▸ DATA SEGMENT:
------------------------------

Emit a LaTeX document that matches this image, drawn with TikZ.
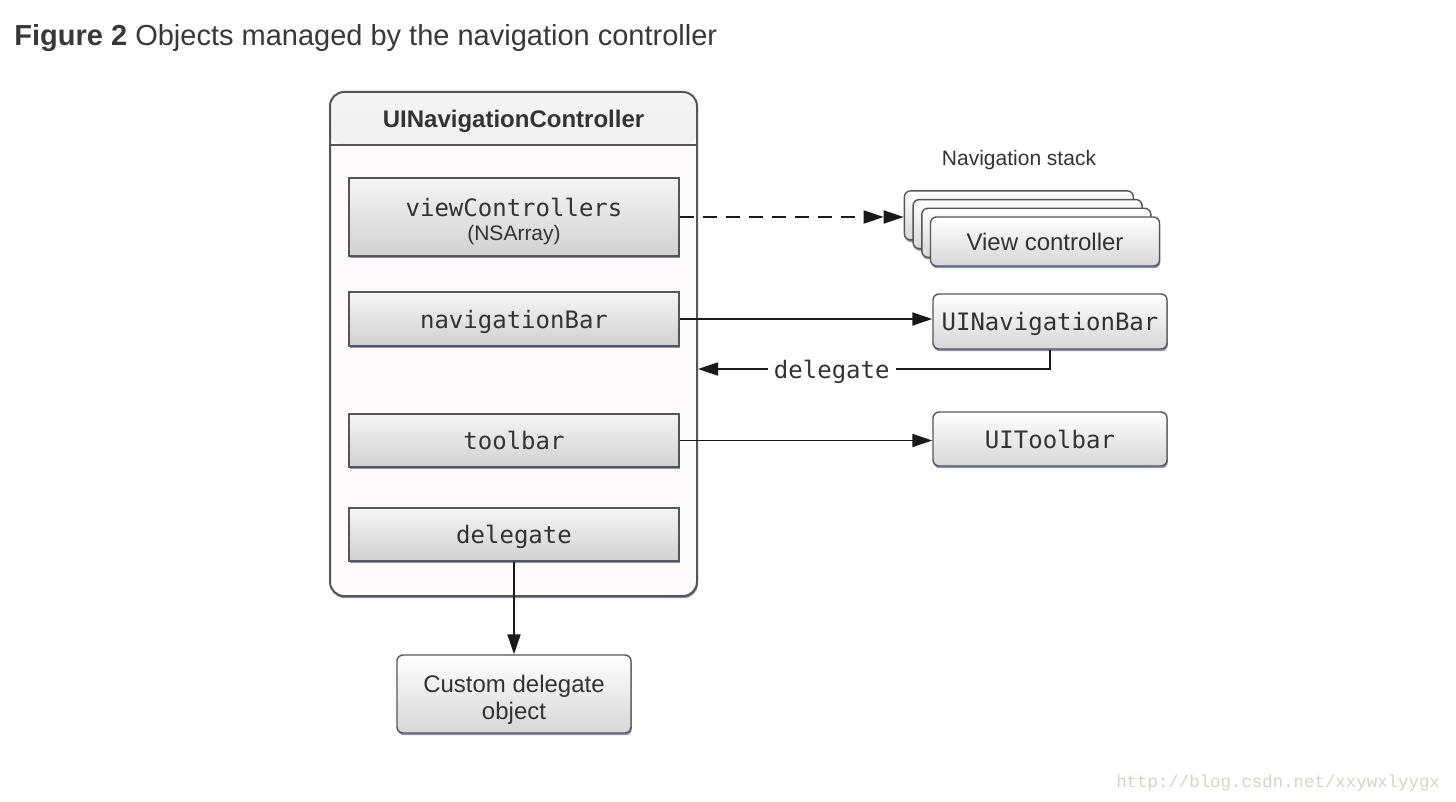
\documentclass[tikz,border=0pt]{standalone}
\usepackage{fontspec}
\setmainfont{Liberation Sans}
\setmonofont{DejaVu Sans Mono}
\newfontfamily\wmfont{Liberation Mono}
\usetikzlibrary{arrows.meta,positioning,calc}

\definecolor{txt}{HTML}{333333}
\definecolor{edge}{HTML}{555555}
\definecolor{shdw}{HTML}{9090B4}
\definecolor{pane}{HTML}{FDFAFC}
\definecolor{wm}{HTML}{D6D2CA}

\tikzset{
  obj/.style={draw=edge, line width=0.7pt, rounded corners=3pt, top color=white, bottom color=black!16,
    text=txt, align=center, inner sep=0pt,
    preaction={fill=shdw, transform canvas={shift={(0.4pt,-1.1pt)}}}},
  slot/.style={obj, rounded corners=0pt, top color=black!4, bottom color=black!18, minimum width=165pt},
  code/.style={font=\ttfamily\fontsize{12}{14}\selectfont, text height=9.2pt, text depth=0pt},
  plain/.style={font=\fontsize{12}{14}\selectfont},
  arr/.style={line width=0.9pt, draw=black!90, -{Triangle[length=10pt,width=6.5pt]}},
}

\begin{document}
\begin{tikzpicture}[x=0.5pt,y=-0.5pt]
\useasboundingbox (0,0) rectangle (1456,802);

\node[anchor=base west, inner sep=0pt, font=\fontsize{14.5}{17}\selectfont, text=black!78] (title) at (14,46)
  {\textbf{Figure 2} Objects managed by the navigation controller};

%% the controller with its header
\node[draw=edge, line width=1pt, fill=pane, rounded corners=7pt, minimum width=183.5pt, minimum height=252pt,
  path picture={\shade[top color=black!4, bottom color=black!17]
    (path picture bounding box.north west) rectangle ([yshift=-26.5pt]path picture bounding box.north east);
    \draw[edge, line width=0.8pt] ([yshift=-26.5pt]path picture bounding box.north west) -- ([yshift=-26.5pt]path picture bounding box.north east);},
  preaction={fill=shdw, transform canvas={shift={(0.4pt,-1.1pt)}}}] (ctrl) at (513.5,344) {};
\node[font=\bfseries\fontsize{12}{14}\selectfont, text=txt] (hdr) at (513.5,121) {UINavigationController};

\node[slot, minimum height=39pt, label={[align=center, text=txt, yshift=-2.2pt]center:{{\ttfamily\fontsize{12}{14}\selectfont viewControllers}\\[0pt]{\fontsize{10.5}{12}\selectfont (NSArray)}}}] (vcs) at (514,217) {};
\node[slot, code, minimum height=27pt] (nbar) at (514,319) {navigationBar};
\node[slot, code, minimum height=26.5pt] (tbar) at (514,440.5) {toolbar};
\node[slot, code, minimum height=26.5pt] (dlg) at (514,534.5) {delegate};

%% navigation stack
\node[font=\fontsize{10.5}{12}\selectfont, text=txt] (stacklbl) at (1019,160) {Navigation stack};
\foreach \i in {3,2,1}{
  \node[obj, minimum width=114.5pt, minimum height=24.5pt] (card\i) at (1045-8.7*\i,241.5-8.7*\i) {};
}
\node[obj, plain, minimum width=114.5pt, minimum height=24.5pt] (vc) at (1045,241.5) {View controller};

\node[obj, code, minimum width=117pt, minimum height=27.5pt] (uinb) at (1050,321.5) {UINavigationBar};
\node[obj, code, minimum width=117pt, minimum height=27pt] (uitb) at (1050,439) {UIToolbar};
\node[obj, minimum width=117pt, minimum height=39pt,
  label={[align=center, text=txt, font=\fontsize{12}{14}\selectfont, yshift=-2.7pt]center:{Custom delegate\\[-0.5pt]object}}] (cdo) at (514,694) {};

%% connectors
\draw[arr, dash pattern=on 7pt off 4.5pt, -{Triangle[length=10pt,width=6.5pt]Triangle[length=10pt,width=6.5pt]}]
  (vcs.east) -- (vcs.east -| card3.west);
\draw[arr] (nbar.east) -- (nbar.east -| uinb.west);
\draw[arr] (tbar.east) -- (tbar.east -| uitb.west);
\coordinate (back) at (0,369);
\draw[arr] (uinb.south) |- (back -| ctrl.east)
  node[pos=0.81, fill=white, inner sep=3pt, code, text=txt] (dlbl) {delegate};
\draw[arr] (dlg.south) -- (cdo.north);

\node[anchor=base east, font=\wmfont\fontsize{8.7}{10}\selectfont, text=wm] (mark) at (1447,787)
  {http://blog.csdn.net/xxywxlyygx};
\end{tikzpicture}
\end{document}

------------------------------

▸ GIVEN PROBLEM:
Reproduce all of the material exactly, apart from the pictures.

▸ WRITTEN RESPONSE:
Emit a LaTeX document that matches this image, drawn with TikZ.
\documentclass[tikz,border=0pt]{standalone}
\usepackage{fontspec}
\setmainfont{Liberation Sans}
\setmonofont{DejaVu Sans Mono}
\newfontfamily\wmfont{Liberation Mono}
\usetikzlibrary{arrows.meta,positioning,calc}

\definecolor{txt}{HTML}{333333}
\definecolor{edge}{HTML}{555555}
\definecolor{shdw}{HTML}{9090B4}
\definecolor{pane}{HTML}{FDFAFC}
\definecolor{wm}{HTML}{D6D2CA}

\tikzset{
  obj/.style={draw=edge, line width=0.7pt, rounded corners=3pt, top color=white, bottom color=black!16,
    text=txt, align=center, inner sep=0pt,
    preaction={fill=shdw, transform canvas={shift={(0.4pt,-1.1pt)}}}},
  slot/.style={obj, rounded corners=0pt, top color=black!4, bottom color=black!18, minimum width=165pt},
  code/.style={font=\ttfamily\fontsize{12}{14}\selectfont, text height=9.2pt, text depth=0pt},
  plain/.style={font=\fontsize{12}{14}\selectfont},
  arr/.style={line width=0.9pt, draw=black!90, -{Triangle[length=10pt,width=6.5pt]}},
}

\begin{document}
\begin{tikzpicture}[x=0.5pt,y=-0.5pt]
\useasboundingbox (0,0) rectangle (1456,802);

\node[anchor=base west, inner sep=0pt, font=\fontsize{14.5}{17}\selectfont, text=black!78] (title) at (14,46)
  {\textbf{Figure 2} Objects managed by the navigation controller};

%% the controller with its header
\node[draw=edge, line width=1pt, fill=pane, rounded corners=7pt, minimum width=183.5pt, minimum height=252pt,
  path picture={\shade[top color=black!4, bottom color=black!17]
    (path picture bounding box.north west) rectangle ([yshift=-26.5pt]path picture bounding box.north east);
    \draw[edge, line width=0.8pt] ([yshift=-26.5pt]path picture bounding box.north west) -- ([yshift=-26.5pt]path picture bounding box.north east);},
  preaction={fill=shdw, transform canvas={shift={(0.4pt,-1.1pt)}}}] (ctrl) at (513.5,344) {};
\node[font=\bfseries\fontsize{12}{14}\selectfont, text=txt] (hdr) at (513.5,121) {UINavigationController};

\node[slot, minimum height=39pt, label={[align=center, text=txt, yshift=-2.2pt]center:{{\ttfamily\fontsize{12}{14}\selectfont viewControllers}\\[0pt]{\fontsize{10.5}{12}\selectfont (NSArray)}}}] (vcs) at (514,217) {};
\node[slot, code, minimum height=27pt] (nbar) at (514,319) {navigationBar};
\node[slot, code, minimum height=26.5pt] (tbar) at (514,440.5) {toolbar};
\node[slot, code, minimum height=26.5pt] (dlg) at (514,534.5) {delegate};

%% navigation stack
\node[font=\fontsize{10.5}{12}\selectfont, text=txt] (stacklbl) at (1019,160) {Navigation stack};
\foreach \i in {3,2,1}{
  \node[obj, minimum width=114.5pt, minimum height=24.5pt] (card\i) at (1045-8.7*\i,241.5-8.7*\i) {};
}
\node[obj, plain, minimum width=114.5pt, minimum height=24.5pt] (vc) at (1045,241.5) {View controller};

\node[obj, code, minimum width=117pt, minimum height=27.5pt] (uinb) at (1050,321.5) {UINavigationBar};
\node[obj, code, minimum width=117pt, minimum height=27pt] (uitb) at (1050,439) {UIToolbar};
\node[obj, minimum width=117pt, minimum height=39pt,
  label={[align=center, text=txt, font=\fontsize{12}{14}\selectfont, yshift=-2.7pt]center:{Custom delegate\\[-0.5pt]object}}] (cdo) at (514,694) {};

%% connectors
\draw[arr, dash pattern=on 7pt off 4.5pt, -{Triangle[length=10pt,width=6.5pt]Triangle[length=10pt,width=6.5pt]}]
  (vcs.east) -- (vcs.east -| card3.west);
\draw[arr] (nbar.east) -- (nbar.east -| uinb.west);
\draw[arr] (tbar.east) -- (tbar.east -| uitb.west);
\coordinate (back) at (0,369);
\draw[arr] (uinb.south) |- (back -| ctrl.east)
  node[pos=0.81, fill=white, inner sep=3pt, code, text=txt] (dlbl) {delegate};
\draw[arr] (dlg.south) -- (cdo.north);

\node[anchor=base east, font=\wmfont\fontsize{8.7}{10}\selectfont, text=wm] (mark) at (1447,787)
  {http://blog.csdn.net/xxywxlyygx};
\end{tikzpicture}
\end{document}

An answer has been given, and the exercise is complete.